Si morse l'interno della guancia per costringere la voce a restare ferma. "Quindi insomma, ci andiamo. Io, Sean e Shari. Eravamo sempre insieme, avevamo la stessa età. Saliamo sulla carretta di Sean e andiamo. Naturalmente ci cacciamo nei guai." V sentì che la voce la tradiva, facendosi sempre più piccola e acuta. "...Ci inseguono. Non so nemmeno chi. La macchina di Sean ci pianta in asso, continuiamo a piedi. E Sean..." V deglutì. In quel momento avrebbe fatto qualsiasi cosa pur di non avere Johnny così concentrato su di sé. Per poter raccontare una storia diversa.

"Sean si becca un proiettile al posto mio."

Silenzio. Il sole nel frattempo era quasi tramontato, il cielo viola si era riempito di stelle.

"...Era lui? Quello del bacio in mezzo al granoturco?"

V scoppiò in una piccola risata lacrimosa. "No. Quella era Shari." rispose, e per un momento si trovò a sorridere. Fu un momento breve, però; poco dopo il sorriso prese una piega amara. "Quel giorno, Shari si prese la colpa per pararmi il culo. Non disse mai che ero andata anche io con loro."

V si strinse nelle spalle, lottando per tirare fuori la voce. "...E neanche io," completò, alla fine.

"Cosa è successo, dopo?"

V scrollò la testa. "Eravamo piccole. Lì per lì, niente. Ma... Shari e la sua famiglia lasciarono il clan, poco tempo dopo. Non ne ho più saputo niente."

V si fermò; tutto intorno, il crepuscolo aveva tinto il deserto di un azzurro cupo. "Non voglio che sia sempre qualcun altro a pagare per le mie cazzate, Johnny."

Sentì l'attenzione di Johnny stringersi impercettibilmente intorno a lei.

"...è per questo che siamo qui, stavolta?" chiese in tono attentamente casuale.

"Nah. Deve essere perché tutti ultimamente mi stanno dando della bambina."

"Hm."

Un leggero schiocco nel silenzio del crepuscolo le annunciò che Johnny si stava accendendo l'ennesima sigaretta. L'accendino dipinse per un attimo il suo volto di luce arancione, riflettendosi nei suoi occhi assorti sulla fiamma.

V serrò i pugni e si schiarì la voce. "Dico sul serio, Johnny. Risolverò questo casino. Prometto che-"

"Vuoi vedere una cosa fica?" chiese lui di punto in bianco.

V lasciò cadere le braccia lungo i fianchi.
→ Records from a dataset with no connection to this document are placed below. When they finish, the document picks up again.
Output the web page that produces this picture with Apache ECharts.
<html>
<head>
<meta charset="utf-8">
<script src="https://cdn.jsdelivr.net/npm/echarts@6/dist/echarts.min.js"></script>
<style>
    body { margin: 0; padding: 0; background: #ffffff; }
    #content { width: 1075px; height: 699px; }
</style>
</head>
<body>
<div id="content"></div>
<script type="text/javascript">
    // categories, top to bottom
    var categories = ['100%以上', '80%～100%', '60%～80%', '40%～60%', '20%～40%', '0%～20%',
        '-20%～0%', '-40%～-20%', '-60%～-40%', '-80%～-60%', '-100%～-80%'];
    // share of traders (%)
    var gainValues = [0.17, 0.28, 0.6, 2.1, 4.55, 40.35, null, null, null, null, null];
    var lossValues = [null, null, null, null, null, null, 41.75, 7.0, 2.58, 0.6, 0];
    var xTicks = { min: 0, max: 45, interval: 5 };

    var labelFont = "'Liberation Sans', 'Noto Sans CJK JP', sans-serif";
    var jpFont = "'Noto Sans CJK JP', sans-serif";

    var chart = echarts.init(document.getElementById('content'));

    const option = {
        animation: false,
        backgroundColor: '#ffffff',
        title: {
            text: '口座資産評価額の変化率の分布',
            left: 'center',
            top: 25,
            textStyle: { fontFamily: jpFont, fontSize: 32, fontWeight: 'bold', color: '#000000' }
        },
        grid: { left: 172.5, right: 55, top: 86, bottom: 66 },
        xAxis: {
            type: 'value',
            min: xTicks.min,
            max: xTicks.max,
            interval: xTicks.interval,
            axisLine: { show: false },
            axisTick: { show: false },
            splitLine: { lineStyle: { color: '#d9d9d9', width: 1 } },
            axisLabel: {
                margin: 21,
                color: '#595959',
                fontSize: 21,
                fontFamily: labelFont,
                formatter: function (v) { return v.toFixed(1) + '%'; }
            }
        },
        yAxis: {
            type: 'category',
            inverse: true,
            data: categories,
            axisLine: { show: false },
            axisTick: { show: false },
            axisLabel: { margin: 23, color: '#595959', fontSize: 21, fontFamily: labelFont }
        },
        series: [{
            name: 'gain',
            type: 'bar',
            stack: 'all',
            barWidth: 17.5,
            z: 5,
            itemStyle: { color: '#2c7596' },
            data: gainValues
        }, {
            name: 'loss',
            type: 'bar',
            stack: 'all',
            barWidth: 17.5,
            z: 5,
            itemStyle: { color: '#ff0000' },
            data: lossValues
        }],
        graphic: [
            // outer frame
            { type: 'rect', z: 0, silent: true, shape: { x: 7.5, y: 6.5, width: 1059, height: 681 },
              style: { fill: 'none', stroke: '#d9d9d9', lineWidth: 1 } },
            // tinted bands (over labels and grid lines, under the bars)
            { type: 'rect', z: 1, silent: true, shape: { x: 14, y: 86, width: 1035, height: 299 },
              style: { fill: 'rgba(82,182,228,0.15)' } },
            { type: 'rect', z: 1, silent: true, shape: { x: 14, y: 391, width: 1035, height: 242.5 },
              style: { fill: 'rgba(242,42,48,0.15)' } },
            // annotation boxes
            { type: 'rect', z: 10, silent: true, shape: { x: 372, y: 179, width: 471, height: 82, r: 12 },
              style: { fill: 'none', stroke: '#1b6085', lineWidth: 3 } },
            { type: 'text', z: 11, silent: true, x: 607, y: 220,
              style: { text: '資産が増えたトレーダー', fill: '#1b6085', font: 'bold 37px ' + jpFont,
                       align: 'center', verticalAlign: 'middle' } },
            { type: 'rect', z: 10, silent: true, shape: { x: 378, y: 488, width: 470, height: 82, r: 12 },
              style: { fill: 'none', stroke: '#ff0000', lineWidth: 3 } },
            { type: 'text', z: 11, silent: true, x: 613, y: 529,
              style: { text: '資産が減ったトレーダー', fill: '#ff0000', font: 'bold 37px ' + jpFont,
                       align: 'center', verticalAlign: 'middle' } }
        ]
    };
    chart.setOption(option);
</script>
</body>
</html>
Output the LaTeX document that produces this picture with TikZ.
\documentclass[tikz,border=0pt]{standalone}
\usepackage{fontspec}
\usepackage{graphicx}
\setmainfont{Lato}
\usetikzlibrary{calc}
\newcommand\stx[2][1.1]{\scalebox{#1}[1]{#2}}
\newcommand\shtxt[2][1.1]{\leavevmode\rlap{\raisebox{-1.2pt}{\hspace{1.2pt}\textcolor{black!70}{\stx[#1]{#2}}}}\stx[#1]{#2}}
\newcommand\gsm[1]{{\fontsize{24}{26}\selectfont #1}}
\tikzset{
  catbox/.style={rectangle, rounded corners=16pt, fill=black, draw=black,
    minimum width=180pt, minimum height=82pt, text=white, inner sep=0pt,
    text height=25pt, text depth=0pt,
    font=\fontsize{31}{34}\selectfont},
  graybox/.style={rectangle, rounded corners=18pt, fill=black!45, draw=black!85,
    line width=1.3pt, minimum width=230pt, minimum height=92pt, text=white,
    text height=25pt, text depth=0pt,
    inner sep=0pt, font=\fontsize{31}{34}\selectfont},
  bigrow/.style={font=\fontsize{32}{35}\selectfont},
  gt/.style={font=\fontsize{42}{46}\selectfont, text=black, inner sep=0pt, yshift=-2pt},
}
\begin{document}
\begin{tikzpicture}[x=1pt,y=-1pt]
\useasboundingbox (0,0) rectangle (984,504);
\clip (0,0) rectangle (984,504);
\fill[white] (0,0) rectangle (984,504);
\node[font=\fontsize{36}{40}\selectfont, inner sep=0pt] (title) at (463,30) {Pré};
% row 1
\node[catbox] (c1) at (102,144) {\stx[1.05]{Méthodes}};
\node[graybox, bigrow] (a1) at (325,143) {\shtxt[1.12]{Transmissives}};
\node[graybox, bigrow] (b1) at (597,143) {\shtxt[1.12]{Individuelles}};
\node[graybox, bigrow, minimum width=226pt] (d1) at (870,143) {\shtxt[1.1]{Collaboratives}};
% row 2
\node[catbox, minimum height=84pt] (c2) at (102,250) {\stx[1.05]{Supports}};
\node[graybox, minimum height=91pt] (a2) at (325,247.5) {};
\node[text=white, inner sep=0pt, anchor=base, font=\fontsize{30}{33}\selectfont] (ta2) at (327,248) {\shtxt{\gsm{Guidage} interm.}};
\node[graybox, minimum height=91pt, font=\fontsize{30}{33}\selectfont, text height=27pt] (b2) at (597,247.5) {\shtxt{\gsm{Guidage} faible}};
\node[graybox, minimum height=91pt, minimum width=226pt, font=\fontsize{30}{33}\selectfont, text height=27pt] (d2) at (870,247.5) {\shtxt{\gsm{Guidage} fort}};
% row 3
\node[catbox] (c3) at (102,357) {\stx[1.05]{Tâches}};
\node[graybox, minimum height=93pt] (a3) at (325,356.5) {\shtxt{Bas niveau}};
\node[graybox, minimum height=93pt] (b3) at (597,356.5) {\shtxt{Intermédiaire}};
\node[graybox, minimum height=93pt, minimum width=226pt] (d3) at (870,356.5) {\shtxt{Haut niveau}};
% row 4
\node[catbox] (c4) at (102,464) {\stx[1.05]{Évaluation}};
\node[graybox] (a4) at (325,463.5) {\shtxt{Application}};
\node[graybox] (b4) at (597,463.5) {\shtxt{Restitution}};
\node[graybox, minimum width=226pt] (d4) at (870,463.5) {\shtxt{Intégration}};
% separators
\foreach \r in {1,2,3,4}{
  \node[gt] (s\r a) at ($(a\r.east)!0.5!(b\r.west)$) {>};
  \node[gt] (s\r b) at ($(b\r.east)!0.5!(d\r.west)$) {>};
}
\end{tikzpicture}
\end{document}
Johnny non la stava neppure guardando, il viso rivolto al cielo ormai buio, la brace della sigaretta una stella fra le altre.

"Chiudi gli occhi," le disse. E lei come una scema obbedì senza pensarci.

"Dammi la mano."

Qualcosa guizzò dentro lo stomaco di V, come se avesse appena mancato un gradino.

La sensazione dovette essere abbastanza forte da riverberare su Johnny, perché rise mentre le afferrava la mano; "Dai, cretina." ridacchiò; e un attimo dopo erano altrove.

 



 

 

 

Note

1) Lorna è stata una delle ultime leader del clan dei Bakkers prima che questo si sfasciasse. Non sono troppo sicura della cronologia, però. Prendetevi questa licenza poetica con me :)

2) Mi sono resa conto che V scritta da me tende a essere alquanto più emotiva di V in game.